Dataset extract:
****************
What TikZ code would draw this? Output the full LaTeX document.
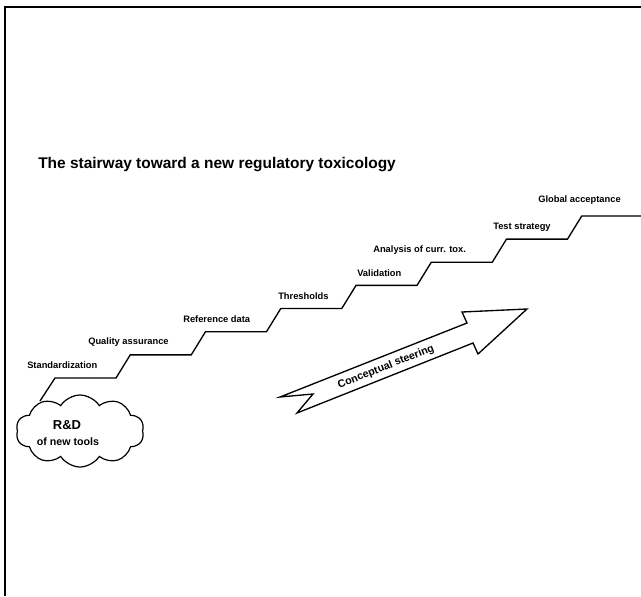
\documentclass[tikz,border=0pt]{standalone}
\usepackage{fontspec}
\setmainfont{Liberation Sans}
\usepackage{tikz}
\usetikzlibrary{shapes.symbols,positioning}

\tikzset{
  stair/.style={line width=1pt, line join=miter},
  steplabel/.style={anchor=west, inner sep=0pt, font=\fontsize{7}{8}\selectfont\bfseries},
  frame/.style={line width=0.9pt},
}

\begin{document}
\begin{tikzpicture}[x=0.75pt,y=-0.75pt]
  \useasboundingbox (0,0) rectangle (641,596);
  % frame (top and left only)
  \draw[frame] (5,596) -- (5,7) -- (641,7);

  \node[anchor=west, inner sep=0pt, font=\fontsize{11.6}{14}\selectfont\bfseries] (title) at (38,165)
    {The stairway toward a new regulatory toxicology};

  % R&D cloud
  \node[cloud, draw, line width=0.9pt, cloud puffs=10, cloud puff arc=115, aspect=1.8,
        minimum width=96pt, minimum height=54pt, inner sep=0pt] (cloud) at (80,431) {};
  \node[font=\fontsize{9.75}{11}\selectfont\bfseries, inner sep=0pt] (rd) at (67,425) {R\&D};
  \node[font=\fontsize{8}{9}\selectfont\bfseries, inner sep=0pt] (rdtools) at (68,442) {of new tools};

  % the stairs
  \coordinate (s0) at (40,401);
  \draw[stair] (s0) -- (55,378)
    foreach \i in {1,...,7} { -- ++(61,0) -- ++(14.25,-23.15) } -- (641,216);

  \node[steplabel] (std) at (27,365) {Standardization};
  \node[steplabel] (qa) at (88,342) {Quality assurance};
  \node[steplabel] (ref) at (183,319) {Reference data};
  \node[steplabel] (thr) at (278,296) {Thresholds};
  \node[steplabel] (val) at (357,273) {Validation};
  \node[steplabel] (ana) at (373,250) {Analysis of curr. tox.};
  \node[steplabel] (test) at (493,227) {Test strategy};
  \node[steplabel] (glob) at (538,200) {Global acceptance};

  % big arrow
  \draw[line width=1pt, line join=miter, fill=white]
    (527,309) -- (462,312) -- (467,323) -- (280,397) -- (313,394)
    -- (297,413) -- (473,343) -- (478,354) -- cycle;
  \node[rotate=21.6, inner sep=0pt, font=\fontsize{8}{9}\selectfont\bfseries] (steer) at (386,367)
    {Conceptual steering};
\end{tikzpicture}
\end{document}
****************
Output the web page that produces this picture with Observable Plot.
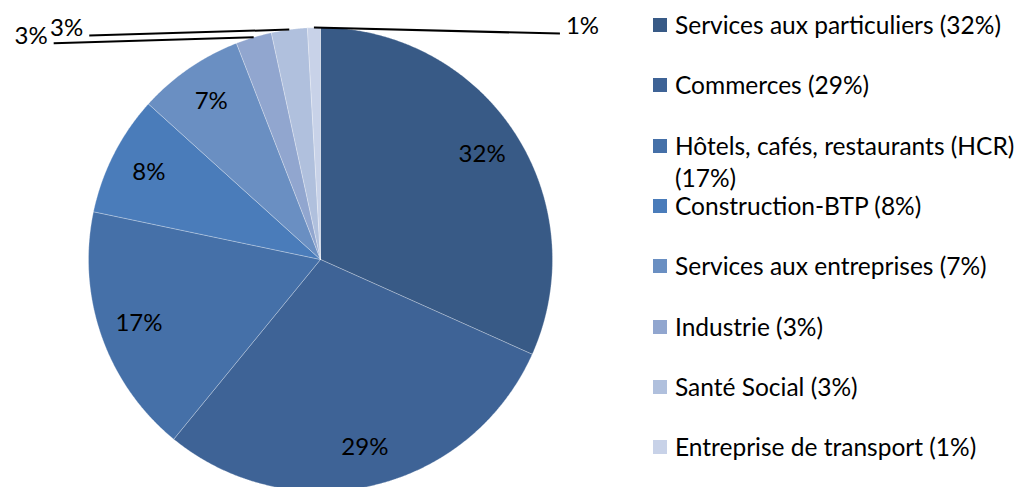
****************
Required work: Scan the entries above for the word "draw" and collect each line holding it.

The response:
What TikZ code would draw this? Output the full LaTeX document.
  \draw[frame] (5,596) -- (5,7) -- (641,7);
  \node[cloud, draw, line width=0.9pt, cloud puffs=10, cloud puff arc=115, aspect=1.8,
  \draw[stair] (s0) -- (55,378)
  \draw[line width=1pt, line join=miter, fill=white]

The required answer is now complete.